John Tunnicliffe: Long John and 554

tunnicliffe.jpg

by Mayukh Ghosh

August 17, 1898.

Leeds, Yorkshire.

John Tunnicliffe enters his room in an inn.

He finds that conditions are not great and the bed allotted for him is damp.

He decides to sit all night and not risk sleeping on that bed.

There's a match scheduled to start the very next day.....

Next morning he runs to catch the train to Chesterfield.

No breakfast that early in the morning.

Lord Hawke wins the toss and decides to bat.

Our man is never comfortable batting on a full stomach.

At twelve'o clock he goes out to bat with only one biscuit inside him.

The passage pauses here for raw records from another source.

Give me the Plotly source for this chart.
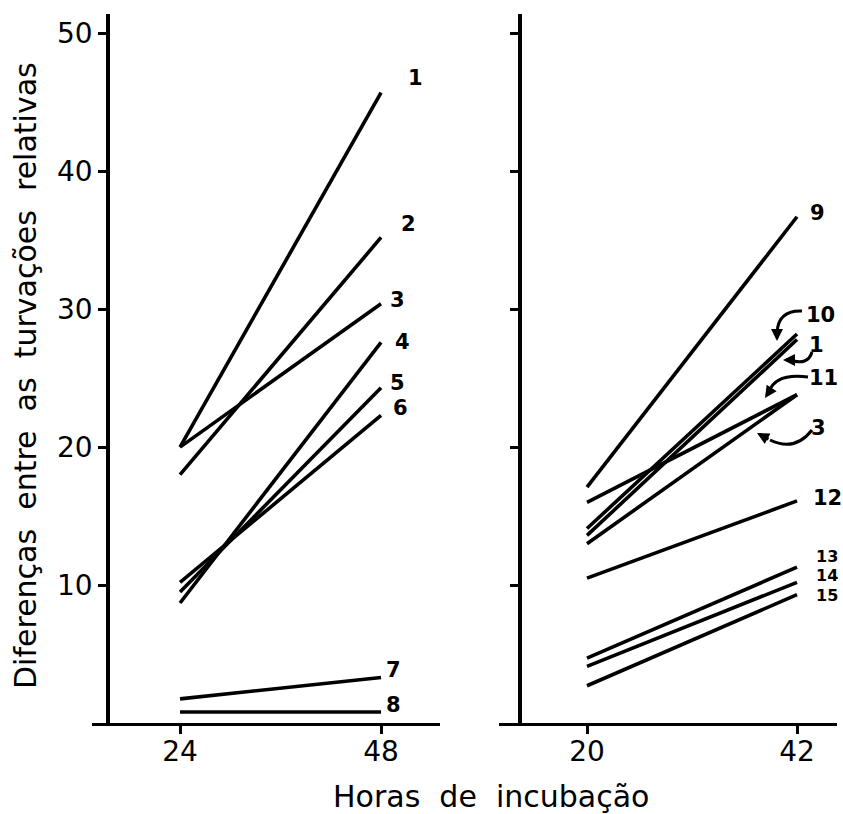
import plotly.graph_objects as go

W, H = 843, 814

# ---------------- data ----------------
left_hours = [24, 48]
left_labels = ["1", "2", "3", "4", "5", "6", "7", "8"]
left_start = [20.0, 18.0, 20.0, 8.7, 9.5, 10.2, 1.75, 0.8]
left_end = [45.7, 35.2, 30.4, 27.6, 24.3, 22.3, 3.3, 0.8]

right_hours = [20, 42]
right_labels = ["9", "10", "1", "11", "3", "12", "13", "14", "15"]
right_start = [17.1, 14.1, 13.6, 16.0, 13.0, 10.5, 4.7, 4.1, 2.7]
right_end = [36.7, 28.2, 27.8, 23.8, 23.8, 16.1, 11.3, 10.2, 9.3]

y_ticks = [10, 20, 30, 40, 50]
y_ticktext = ["10", "20", "30", "40", "50"]
left_xticks = [24, 48]
right_xticks = [20, 42]

# label offsets (pixels) from each line's end point, and label font sizes
left_offsets = [(34, 15), (27, 13), (16, 4), (21, 0), (16, 5), (19, 7), (12, 7), (12, 7)]
right_offsets = [(20, 4), (23, 19), (19, -5), (26, 17), (21, -33), (30, 3), (30, 11), (30, 7), (30, -1)]
right_sizes = [21, 21, 21, 21, 21, 21, 16, 16, 16]

FONT = "DejaVu Sans"
LW = 3.6

fig = go.Figure()

for s, e in zip(left_start, left_end):
    fig.add_trace(go.Scatter(x=left_hours, y=[s, e], mode="lines",
                             line=dict(color="black", width=LW),
                             xaxis="x", yaxis="y", showlegend=False, hoverinfo="skip"))
for s, e in zip(right_start, right_end):
    fig.add_trace(go.Scatter(x=right_hours, y=[s, e], mode="lines",
                             line=dict(color="black", width=LW),
                             xaxis="x2", yaxis="y2", showlegend=False, hoverinfo="skip"))

annotations = []
for lab, e, (dx, dy) in zip(left_labels, left_end, left_offsets):
    annotations.append(dict(x=left_hours[1], y=e, xref="x", yref="y", text="<b>%s</b>" % lab,
                            showarrow=False, xshift=dx, yshift=dy,
                            font=dict(family=FONT, size=21, color="black")))
for lab, e, (dx, dy), fs in zip(right_labels, right_end, right_offsets, right_sizes):
    annotations.append(dict(x=right_hours[1], y=e, xref="x2", yref="y2", text="<b>%s</b>" % lab,
                            showarrow=False, xshift=dx, yshift=dy,
                            font=dict(family=FONT, size=fs, color="black")))

# axis titles
annotations.append(dict(x=491 / W, y=1 - 796 / H, xref="paper", yref="paper",
                        xanchor="center", yanchor="middle",
                        text="Horas\u00a0\u00a0de\u00a0\u00a0incubação", showarrow=False,
                        font=dict(family=FONT, size=30, color="black")))
annotations.append(dict(x=25 / W, y=1 - 376 / H, xref="paper", yref="paper",
                        xanchor="center", yanchor="middle",
                        text="Diferenças\u00a0\u00a0entre\u00a0\u00a0as\u00a0\u00a0turvações\u00a0\u00a0relativas",
                        showarrow=False, textangle=-90,
                        font=dict(family=FONT, size=30, color="black")))


def P(px, py):
    return px / W, 1 - py / H


# curved arrows (right panel labels), in pixel coordinates
curves = [
    ((802, 311), (778, 310), (777, 333), (777, 341)),
    ((812, 352), (808, 366), (790, 360), (783, 360)),
    ((808, 377), (775, 373), (769, 392), (765, 398)),
    ((812, 430), (795, 452), (770, 440), (757, 433)),
]
shapes = []
for (p0, c, p1, tip) in curves:
    x0, y0 = P(*p0)
    cx, cy = P(*c)
    x1, y1 = P(*p1)
    shapes.append(dict(type="path", xref="paper", yref="paper",
                       path="M %f %f Q %f %f %f %f" % (x0, y0, cx, cy, x1, y1),
                       line=dict(color="black", width=3)))
    tx, ty = P(*tip)
    annotations.append(dict(x=tx, y=ty, xref="paper", yref="paper", text="",
                            showarrow=True, arrowhead=2, arrowsize=0.8, arrowwidth=3,
                            arrowcolor="black", ax=p1[0] - tip[0],
                            ay=p1[1] - tip[1], axref="pixel", ayref="pixel"))

axis_common = dict(showgrid=False, zeroline=False, showline=True, linecolor="black",
                   ticks="outside", ticklen=8, tickwidth=2.5, tickcolor="black",
                   tickfont=dict(family=FONT, size=28, color="black"))

ydom = [1 - 723 / H, 1 - 14 / H]
fig.update_layout(
    width=W, height=H, autosize=False,
    margin=dict(l=0, r=0, t=0, b=0),
    paper_bgcolor="white", plot_bgcolor="white",
    showlegend=False,
    xaxis=dict(domain=[92 / W, 440 / W], range=[13.49, 55.04], anchor="y",
               tickvals=left_xticks, linewidth=3, ticklabelstandoff=-7, **axis_common),
    yaxis=dict(domain=ydom, range=[0, 51.4], anchor="free", position=108 / W,
               tickvals=y_ticks, ticktext=y_ticktext, linewidth=3.5, **axis_common),
    xaxis2=dict(domain=[499 / W, 837 / W], range=[10.78, 46.19], anchor="y2",
                tickvals=right_xticks, linewidth=3, ticklabelstandoff=-7, **axis_common),
    yaxis2=dict(domain=ydom, range=[0, 51.4], anchor="free", position=520 / W,
                tickvals=y_ticks, showticklabels=False, linewidth=3.5, **axis_common),
    annotations=annotations,
    shapes=shapes,
)

fig.write_html("out.html", config={"displayModeBar": False},
               post_script="document.body.style.margin='0';document.body.style.overflow='hidden';")
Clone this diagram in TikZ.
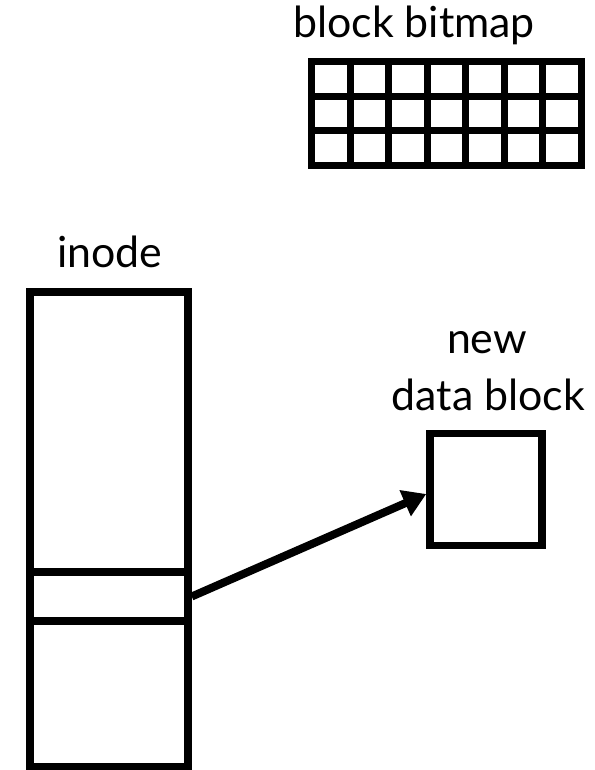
\documentclass[tikz,border=0pt]{standalone}
\usepackage{fontspec}
\setmainfont{Lato}
\usetikzlibrary{arrows.meta}
\begin{document}
\begin{tikzpicture}[x=1bp,y=-1bp,
  lbl/.style={anchor=base,inner sep=0pt,font=\fontsize{43}{47}\selectfont},
  thickbox/.style={draw=black,line width=7.5bp,inner sep=0pt,outer sep=3.75bp},
  gridline/.style={line width=7bp,line cap=rect},
  ptr/.style={line width=8bp,-{Triangle[length=23bp,width=27bp]}}]
\useasboundingbox (0,0) rectangle (595,770);
% block bitmap
\node[lbl] (bmlabel) at (414,38) {block bitmap};
\foreach \i in {0,...,7} {
  \draw[gridline] (311.7+38.514*\i,62) -- (311.7+38.514*\i,165);
}
\foreach \j in {0,...,3} {
  \draw[gridline] (311.7,62+34.333*\j) -- (581.3,62+34.333*\j);
}
% inode
\node[lbl] (inodelabel) at (110,267) {inode};
\node[thickbox,minimum width=158bp,minimum height=474.5bp] (inode) at (109,529.25) {};
\node[thickbox,minimum width=158bp,minimum height=49bp] (slot) at (109,596.5) {};
% new data block
\node[lbl] (newlabel) at (487,353) {new};
\node[lbl] (datalabel) at (488.5,410) {data block};
\node[thickbox,minimum width=112bp,minimum height=112bp] (nb) at (486,489.5) {};
\draw[ptr] (slot.east) -- ([yshift=-4.5bp]nb.west);
\end{tikzpicture}
\end{document}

Jack Brown looks in the mood and they reach 170 for no loss at lunch.

The crowd presses for the food and the arrangement is not very good.

Tunnicliffe only manages to get hold of a sandwich.

Brown gives four chances but Derbyshire doesn't take any of them.

He reaches 200.

Tunnicliffe goes past 150.

Then they break Abel and Brockwell's record first wicket stand of 379.

At that point, at 4:40, Derbyshire captain Sydney Evershed, rather unusually, expresses his wish to take a short tea break.

Tunnicliffe welcomes it wholeheartedly.

He later says: "I hardly know how I kept up my end. Whether it was the tea or the stoppage I don't know, but I felt that I should like to be out as quickly as possible."

Lord Hawke, meanwhile, scheduled to come at number three, after hours of waiting to get in, throws his pads away.

At the end of the day, after 4 hours and 45 minutes of play, Brown and Tunnicliffe takes the score to 503.

Next morning, they score 51 runs in 19 minutes before Tunnicliffe hits a ball high into the air above slip.

Frank Davidson takes the catch in second attempt.

554 for 1.

Tunnicliffe departs for 243.

Not many become aware of John Tunnicliffe's plight that day but they do celebrate the feat of the two Yorkshire openers.

34 years later, Percy Holmes and Herbert Sutcliffe score one more run.

A loyal Yorkshireman, Tunnicliffe, post retirement, becomes a coach at Clifton College in Bristol.

He becomes more well known as a Wesleyan lay preacher.

Tunnicliffe was an attractive stroke-maker in his youth. Then, at Lord Hawke's instructions, he systematically cut out the riskier shots.

"He would have cut off his hand for me.", once wrote Lord Hawke.

Ideal for the Yorkshire set up.

But 'Long John' is long forgotten.

Like many others from those pre-war days.

John Tunnicliffe was born 26 August 1866.